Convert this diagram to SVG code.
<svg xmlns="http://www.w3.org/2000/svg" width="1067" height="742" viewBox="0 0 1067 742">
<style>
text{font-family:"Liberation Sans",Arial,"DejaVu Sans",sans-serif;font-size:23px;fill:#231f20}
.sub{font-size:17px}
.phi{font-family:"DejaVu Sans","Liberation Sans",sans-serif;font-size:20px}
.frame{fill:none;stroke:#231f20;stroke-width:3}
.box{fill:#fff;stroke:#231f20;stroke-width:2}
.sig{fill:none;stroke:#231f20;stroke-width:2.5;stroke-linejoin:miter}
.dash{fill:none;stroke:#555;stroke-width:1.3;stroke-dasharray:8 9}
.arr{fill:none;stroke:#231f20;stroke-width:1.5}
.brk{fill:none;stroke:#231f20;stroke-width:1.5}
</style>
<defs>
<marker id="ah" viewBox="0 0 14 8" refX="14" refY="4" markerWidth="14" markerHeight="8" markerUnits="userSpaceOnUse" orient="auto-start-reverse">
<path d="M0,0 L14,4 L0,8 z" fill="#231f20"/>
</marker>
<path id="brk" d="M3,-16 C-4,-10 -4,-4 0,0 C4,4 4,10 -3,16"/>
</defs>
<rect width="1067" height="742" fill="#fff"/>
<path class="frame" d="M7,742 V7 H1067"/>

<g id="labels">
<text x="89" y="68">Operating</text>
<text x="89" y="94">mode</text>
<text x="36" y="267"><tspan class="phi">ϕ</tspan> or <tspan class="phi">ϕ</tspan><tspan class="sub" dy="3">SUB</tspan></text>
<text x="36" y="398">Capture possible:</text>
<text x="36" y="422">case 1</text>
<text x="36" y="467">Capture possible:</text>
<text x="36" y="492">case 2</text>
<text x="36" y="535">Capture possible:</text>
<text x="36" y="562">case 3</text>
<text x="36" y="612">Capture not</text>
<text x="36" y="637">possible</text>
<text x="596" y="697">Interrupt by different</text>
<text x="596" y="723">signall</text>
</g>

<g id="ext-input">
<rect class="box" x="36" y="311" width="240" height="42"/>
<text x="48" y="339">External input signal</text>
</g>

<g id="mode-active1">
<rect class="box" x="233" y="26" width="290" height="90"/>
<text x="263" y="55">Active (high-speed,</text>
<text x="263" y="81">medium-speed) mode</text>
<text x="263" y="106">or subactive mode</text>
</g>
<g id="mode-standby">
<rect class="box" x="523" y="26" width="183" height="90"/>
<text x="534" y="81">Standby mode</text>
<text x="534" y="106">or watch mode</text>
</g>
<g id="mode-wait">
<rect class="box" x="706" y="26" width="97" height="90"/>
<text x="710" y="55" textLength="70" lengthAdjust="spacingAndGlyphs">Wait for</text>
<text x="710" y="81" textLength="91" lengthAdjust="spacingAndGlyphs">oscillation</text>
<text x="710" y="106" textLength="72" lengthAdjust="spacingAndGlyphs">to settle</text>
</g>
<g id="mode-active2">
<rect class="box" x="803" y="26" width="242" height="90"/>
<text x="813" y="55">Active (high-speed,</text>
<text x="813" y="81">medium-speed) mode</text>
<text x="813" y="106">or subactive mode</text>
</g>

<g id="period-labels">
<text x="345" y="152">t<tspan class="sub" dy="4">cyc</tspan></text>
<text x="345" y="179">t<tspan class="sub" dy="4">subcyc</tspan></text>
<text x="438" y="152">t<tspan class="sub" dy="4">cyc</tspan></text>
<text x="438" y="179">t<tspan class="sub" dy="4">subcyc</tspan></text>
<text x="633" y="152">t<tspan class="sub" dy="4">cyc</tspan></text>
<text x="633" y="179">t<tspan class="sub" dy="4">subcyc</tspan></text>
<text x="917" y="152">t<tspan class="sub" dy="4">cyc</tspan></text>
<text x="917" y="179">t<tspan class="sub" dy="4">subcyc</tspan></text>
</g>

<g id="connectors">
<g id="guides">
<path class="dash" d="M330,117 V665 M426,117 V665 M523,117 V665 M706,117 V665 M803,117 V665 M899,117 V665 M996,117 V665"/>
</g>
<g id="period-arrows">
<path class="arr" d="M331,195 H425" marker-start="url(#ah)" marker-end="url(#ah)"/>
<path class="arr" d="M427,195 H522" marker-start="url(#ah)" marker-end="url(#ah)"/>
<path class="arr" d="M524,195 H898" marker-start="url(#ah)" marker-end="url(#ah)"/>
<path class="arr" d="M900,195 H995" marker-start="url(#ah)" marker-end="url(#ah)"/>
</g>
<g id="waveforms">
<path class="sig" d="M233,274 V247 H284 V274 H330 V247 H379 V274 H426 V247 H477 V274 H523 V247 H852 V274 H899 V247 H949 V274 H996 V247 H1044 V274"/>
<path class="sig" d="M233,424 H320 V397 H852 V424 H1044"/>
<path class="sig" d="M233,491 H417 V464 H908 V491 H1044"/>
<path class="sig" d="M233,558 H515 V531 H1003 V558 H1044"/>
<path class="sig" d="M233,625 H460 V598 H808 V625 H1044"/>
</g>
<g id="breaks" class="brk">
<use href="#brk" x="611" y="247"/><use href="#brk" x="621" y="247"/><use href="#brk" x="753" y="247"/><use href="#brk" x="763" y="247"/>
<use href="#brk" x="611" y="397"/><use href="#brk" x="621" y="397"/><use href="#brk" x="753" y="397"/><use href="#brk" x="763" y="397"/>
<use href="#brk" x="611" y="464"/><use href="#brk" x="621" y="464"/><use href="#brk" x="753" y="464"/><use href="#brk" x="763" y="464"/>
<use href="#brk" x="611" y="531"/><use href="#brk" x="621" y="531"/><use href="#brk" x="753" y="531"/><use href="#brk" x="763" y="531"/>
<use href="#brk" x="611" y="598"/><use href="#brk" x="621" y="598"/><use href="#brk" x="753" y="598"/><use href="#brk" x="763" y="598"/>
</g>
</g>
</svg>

•••••

- _THE TASK_:
Type out all of the material again, word for word.

- _THE REPLY_:
Convert this diagram to SVG code.
<svg xmlns="http://www.w3.org/2000/svg" width="1067" height="742" viewBox="0 0 1067 742">
<style>
text{font-family:"Liberation Sans",Arial,"DejaVu Sans",sans-serif;font-size:23px;fill:#231f20}
.sub{font-size:17px}
.phi{font-family:"DejaVu Sans","Liberation Sans",sans-serif;font-size:20px}
.frame{fill:none;stroke:#231f20;stroke-width:3}
.box{fill:#fff;stroke:#231f20;stroke-width:2}
.sig{fill:none;stroke:#231f20;stroke-width:2.5;stroke-linejoin:miter}
.dash{fill:none;stroke:#555;stroke-width:1.3;stroke-dasharray:8 9}
.arr{fill:none;stroke:#231f20;stroke-width:1.5}
.brk{fill:none;stroke:#231f20;stroke-width:1.5}
</style>
<defs>
<marker id="ah" viewBox="0 0 14 8" refX="14" refY="4" markerWidth="14" markerHeight="8" markerUnits="userSpaceOnUse" orient="auto-start-reverse">
<path d="M0,0 L14,4 L0,8 z" fill="#231f20"/>
</marker>
<path id="brk" d="M3,-16 C-4,-10 -4,-4 0,0 C4,4 4,10 -3,16"/>
</defs>
<rect width="1067" height="742" fill="#fff"/>
<path class="frame" d="M7,742 V7 H1067"/>

<g id="labels">
<text x="89" y="68">Operating</text>
<text x="89" y="94">mode</text>
<text x="36" y="267"><tspan class="phi">ϕ</tspan> or <tspan class="phi">ϕ</tspan><tspan class="sub" dy="3">SUB</tspan></text>
<text x="36" y="398">Capture possible:</text>
<text x="36" y="422">case 1</text>
<text x="36" y="467">Capture possible:</text>
<text x="36" y="492">case 2</text>
<text x="36" y="535">Capture possible:</text>
<text x="36" y="562">case 3</text>
<text x="36" y="612">Capture not</text>
<text x="36" y="637">possible</text>
<text x="596" y="697">Interrupt by different</text>
<text x="596" y="723">signall</text>
</g>

<g id="ext-input">
<rect class="box" x="36" y="311" width="240" height="42"/>
<text x="48" y="339">External input signal</text>
</g>

<g id="mode-active1">
<rect class="box" x="233" y="26" width="290" height="90"/>
<text x="263" y="55">Active (high-speed,</text>
<text x="263" y="81">medium-speed) mode</text>
<text x="263" y="106">or subactive mode</text>
</g>
<g id="mode-standby">
<rect class="box" x="523" y="26" width="183" height="90"/>
<text x="534" y="81">Standby mode</text>
<text x="534" y="106">or watch mode</text>
</g>
<g id="mode-wait">
<rect class="box" x="706" y="26" width="97" height="90"/>
<text x="710" y="55" textLength="70" lengthAdjust="spacingAndGlyphs">Wait for</text>
<text x="710" y="81" textLength="91" lengthAdjust="spacingAndGlyphs">oscillation</text>
<text x="710" y="106" textLength="72" lengthAdjust="spacingAndGlyphs">to settle</text>
</g>
<g id="mode-active2">
<rect class="box" x="803" y="26" width="242" height="90"/>
<text x="813" y="55">Active (high-speed,</text>
<text x="813" y="81">medium-speed) mode</text>
<text x="813" y="106">or subactive mode</text>
</g>

<g id="period-labels">
<text x="345" y="152">t<tspan class="sub" dy="4">cyc</tspan></text>
<text x="345" y="179">t<tspan class="sub" dy="4">subcyc</tspan></text>
<text x="438" y="152">t<tspan class="sub" dy="4">cyc</tspan></text>
<text x="438" y="179">t<tspan class="sub" dy="4">subcyc</tspan></text>
<text x="633" y="152">t<tspan class="sub" dy="4">cyc</tspan></text>
<text x="633" y="179">t<tspan class="sub" dy="4">subcyc</tspan></text>
<text x="917" y="152">t<tspan class="sub" dy="4">cyc</tspan></text>
<text x="917" y="179">t<tspan class="sub" dy="4">subcyc</tspan></text>
</g>

<g id="connectors">
<g id="guides">
<path class="dash" d="M330,117 V665 M426,117 V665 M523,117 V665 M706,117 V665 M803,117 V665 M899,117 V665 M996,117 V665"/>
</g>
<g id="period-arrows">
<path class="arr" d="M331,195 H425" marker-start="url(#ah)" marker-end="url(#ah)"/>
<path class="arr" d="M427,195 H522" marker-start="url(#ah)" marker-end="url(#ah)"/>
<path class="arr" d="M524,195 H898" marker-start="url(#ah)" marker-end="url(#ah)"/>
<path class="arr" d="M900,195 H995" marker-start="url(#ah)" marker-end="url(#ah)"/>
</g>
<g id="waveforms">
<path class="sig" d="M233,274 V247 H284 V274 H330 V247 H379 V274 H426 V247 H477 V274 H523 V247 H852 V274 H899 V247 H949 V274 H996 V247 H1044 V274"/>
<path class="sig" d="M233,424 H320 V397 H852 V424 H1044"/>
<path class="sig" d="M233,491 H417 V464 H908 V491 H1044"/>
<path class="sig" d="M233,558 H515 V531 H1003 V558 H1044"/>
<path class="sig" d="M233,625 H460 V598 H808 V625 H1044"/>
</g>
<g id="breaks" class="brk">
<use href="#brk" x="611" y="247"/><use href="#brk" x="621" y="247"/><use href="#brk" x="753" y="247"/><use href="#brk" x="763" y="247"/>
<use href="#brk" x="611" y="397"/><use href="#brk" x="621" y="397"/><use href="#brk" x="753" y="397"/><use href="#brk" x="763" y="397"/>
<use href="#brk" x="611" y="464"/><use href="#brk" x="621" y="464"/><use href="#brk" x="753" y="464"/><use href="#brk" x="763" y="464"/>
<use href="#brk" x="611" y="531"/><use href="#brk" x="621" y="531"/><use href="#brk" x="753" y="531"/><use href="#brk" x="763" y="531"/>
<use href="#brk" x="611" y="598"/><use href="#brk" x="621" y="598"/><use href="#brk" x="753" y="598"/><use href="#brk" x="763" y="598"/>
</g>
</g>
</svg>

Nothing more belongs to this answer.